> WHAT YOU SHOULD DO
Return all lines from the listing below in which the string "React" occurs.

> DATASET CONTENT

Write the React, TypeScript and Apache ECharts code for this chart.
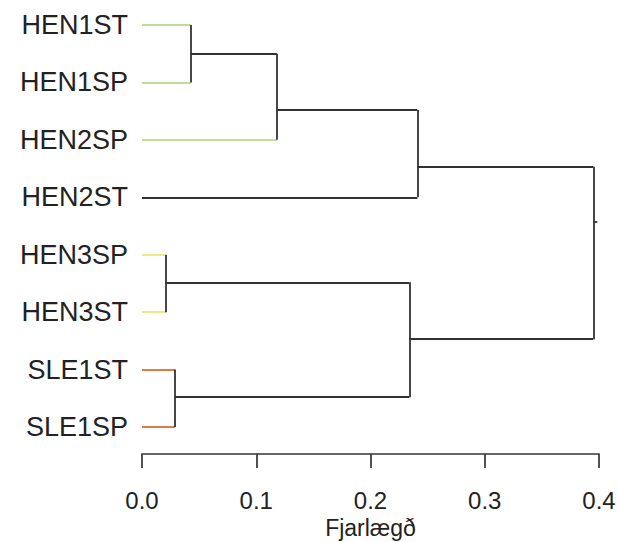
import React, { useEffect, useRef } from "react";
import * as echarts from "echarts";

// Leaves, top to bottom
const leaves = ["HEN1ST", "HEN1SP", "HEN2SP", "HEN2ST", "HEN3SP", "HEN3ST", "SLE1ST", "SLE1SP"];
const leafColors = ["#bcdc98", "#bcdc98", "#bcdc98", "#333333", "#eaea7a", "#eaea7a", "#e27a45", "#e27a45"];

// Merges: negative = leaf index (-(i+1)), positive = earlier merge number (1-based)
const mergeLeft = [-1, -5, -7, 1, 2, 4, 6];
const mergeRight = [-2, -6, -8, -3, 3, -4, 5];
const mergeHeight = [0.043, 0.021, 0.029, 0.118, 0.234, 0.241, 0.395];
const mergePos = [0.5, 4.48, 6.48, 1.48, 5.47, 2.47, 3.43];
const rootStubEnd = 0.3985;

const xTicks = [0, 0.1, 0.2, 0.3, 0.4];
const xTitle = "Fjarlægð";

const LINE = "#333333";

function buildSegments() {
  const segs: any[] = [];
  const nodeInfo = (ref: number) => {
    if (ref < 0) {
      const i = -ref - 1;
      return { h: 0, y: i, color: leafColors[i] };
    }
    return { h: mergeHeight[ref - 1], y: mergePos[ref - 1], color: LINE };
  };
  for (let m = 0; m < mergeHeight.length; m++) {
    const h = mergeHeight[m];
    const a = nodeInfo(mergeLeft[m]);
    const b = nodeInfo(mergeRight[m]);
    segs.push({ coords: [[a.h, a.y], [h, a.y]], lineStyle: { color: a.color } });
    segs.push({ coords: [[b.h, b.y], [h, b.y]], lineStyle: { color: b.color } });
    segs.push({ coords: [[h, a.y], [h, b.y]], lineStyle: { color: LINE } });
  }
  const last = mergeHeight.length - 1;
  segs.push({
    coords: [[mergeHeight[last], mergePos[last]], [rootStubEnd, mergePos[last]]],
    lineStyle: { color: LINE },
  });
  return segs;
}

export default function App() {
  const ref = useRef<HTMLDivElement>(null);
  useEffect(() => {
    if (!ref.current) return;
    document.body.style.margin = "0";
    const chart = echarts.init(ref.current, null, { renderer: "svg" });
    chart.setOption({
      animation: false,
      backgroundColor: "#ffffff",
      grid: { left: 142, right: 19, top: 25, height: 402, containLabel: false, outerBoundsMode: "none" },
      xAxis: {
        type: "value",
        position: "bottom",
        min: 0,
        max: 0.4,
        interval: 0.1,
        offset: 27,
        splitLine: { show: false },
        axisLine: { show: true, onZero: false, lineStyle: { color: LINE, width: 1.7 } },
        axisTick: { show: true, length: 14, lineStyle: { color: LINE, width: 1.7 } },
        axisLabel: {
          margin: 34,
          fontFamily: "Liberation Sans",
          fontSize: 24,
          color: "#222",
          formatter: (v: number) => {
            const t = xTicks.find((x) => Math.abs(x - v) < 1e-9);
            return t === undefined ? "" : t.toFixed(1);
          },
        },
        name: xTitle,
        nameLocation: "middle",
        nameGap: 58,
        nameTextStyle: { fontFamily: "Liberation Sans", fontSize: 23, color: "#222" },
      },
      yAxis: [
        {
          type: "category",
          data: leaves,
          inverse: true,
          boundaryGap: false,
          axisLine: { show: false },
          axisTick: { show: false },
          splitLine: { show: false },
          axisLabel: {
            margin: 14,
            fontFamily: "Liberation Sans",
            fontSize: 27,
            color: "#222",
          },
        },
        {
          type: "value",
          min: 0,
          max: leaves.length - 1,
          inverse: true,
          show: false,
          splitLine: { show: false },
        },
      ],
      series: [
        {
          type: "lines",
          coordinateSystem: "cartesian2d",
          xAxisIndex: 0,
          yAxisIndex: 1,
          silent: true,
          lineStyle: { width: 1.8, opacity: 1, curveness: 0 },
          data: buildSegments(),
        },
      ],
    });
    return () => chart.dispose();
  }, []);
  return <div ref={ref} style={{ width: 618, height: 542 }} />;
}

> WRITTEN REPLY
Write the React, TypeScript and Apache ECharts code for this chart.
import React, { useEffect, useRef } from "react";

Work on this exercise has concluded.